Recorded information:
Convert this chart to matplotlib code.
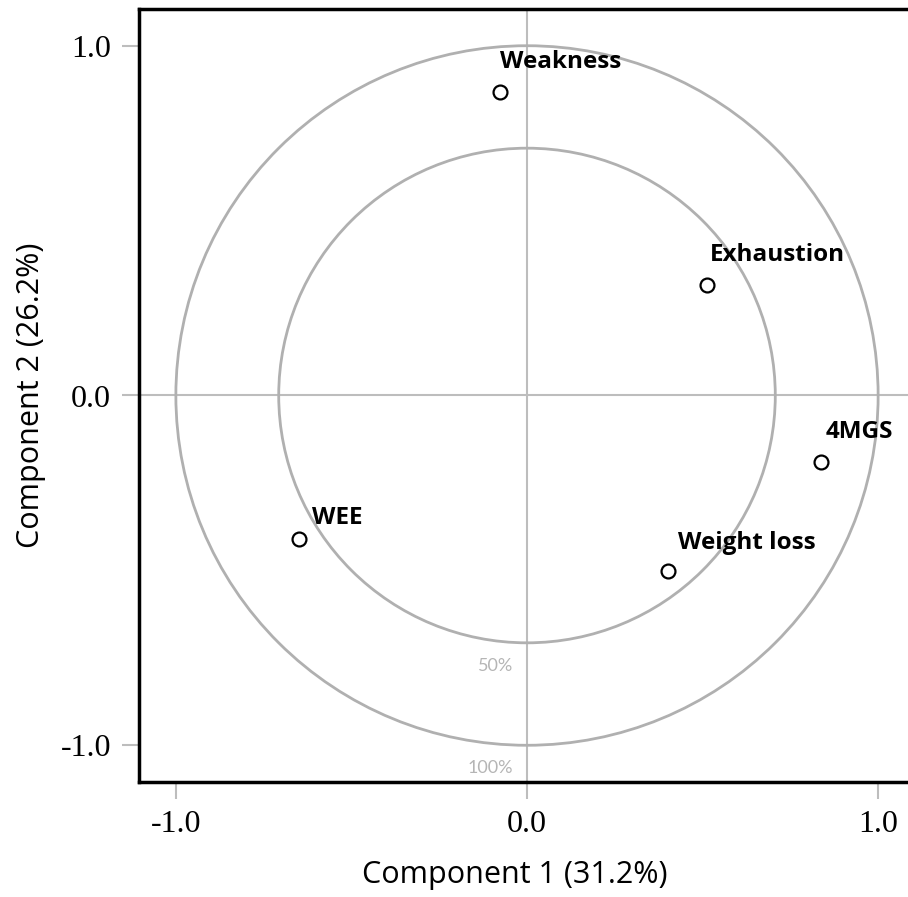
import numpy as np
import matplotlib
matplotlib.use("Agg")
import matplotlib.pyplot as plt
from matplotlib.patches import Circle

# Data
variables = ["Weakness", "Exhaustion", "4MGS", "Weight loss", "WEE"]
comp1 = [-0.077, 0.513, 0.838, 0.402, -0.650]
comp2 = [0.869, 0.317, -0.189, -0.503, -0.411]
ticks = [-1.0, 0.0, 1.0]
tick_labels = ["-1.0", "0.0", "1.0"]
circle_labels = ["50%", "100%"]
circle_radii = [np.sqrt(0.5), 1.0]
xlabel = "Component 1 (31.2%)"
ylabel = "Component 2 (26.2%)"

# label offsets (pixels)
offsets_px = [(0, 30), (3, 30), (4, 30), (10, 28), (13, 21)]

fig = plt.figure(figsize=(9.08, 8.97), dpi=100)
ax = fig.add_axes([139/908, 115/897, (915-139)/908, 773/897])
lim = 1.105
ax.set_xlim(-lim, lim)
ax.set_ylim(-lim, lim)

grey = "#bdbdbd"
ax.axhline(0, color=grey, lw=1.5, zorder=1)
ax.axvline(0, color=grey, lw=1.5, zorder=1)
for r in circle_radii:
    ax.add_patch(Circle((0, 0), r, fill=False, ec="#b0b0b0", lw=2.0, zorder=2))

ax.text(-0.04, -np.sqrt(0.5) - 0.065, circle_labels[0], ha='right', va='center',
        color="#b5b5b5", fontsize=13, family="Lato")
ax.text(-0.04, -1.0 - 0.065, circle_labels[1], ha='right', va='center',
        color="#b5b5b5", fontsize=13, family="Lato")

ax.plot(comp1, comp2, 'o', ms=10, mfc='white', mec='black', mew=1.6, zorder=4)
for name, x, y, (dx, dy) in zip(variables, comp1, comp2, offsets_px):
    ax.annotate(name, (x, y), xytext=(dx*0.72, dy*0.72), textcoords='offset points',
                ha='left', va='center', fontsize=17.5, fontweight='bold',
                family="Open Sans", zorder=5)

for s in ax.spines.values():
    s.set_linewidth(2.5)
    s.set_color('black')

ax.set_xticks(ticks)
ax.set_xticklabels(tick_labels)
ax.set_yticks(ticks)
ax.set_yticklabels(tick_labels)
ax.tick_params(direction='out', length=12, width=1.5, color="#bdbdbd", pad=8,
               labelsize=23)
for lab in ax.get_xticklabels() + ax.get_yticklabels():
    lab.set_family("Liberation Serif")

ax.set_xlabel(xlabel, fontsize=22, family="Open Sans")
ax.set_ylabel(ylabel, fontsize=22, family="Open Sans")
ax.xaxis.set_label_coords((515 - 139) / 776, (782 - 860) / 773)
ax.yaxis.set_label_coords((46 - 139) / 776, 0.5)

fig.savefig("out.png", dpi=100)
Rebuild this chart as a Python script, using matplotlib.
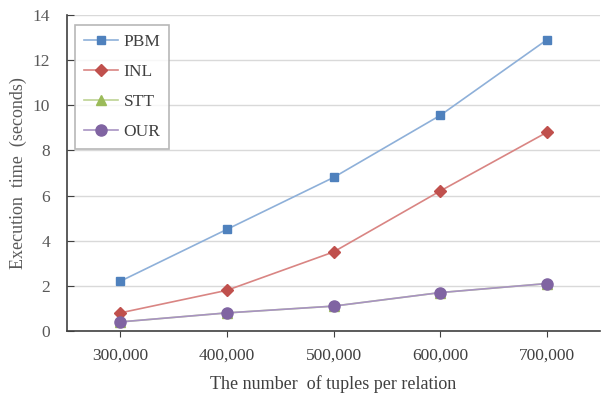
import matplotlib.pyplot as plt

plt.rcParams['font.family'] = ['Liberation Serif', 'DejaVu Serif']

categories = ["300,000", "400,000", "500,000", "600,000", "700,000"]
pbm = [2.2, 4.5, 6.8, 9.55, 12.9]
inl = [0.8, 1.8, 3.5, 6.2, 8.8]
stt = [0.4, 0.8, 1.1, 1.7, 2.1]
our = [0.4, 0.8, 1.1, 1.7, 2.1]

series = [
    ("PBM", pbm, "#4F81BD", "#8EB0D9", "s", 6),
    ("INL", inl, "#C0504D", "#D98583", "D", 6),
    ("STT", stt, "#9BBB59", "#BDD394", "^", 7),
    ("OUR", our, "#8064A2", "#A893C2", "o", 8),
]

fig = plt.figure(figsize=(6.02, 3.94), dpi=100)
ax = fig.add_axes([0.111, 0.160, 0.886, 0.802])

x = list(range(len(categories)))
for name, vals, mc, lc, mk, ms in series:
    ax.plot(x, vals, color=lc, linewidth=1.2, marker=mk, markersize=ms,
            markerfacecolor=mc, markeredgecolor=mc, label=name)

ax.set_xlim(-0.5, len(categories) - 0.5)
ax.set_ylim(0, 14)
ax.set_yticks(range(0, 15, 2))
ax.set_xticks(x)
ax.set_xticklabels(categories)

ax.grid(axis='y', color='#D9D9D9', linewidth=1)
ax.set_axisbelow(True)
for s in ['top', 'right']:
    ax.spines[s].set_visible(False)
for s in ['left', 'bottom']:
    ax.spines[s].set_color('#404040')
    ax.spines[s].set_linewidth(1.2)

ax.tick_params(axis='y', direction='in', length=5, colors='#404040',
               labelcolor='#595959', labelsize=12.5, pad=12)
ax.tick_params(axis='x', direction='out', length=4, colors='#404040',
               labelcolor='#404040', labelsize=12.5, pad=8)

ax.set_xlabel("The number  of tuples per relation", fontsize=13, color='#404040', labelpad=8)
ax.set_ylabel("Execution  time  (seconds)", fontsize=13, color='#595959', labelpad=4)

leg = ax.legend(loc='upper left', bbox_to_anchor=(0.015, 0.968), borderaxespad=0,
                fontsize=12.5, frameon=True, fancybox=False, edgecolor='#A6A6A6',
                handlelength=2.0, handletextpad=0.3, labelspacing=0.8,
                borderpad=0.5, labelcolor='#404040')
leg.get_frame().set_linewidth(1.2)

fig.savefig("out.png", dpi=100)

What to work on:
With all pictures left out, please transcribe exactly the lines from the start of the material through the line with "from matplotlib.patches import Circle".

Completed task:
Convert this chart to matplotlib code.
import numpy as np
import matplotlib
matplotlib.use("Agg")
import matplotlib.pyplot as plt
from matplotlib.patches import Circle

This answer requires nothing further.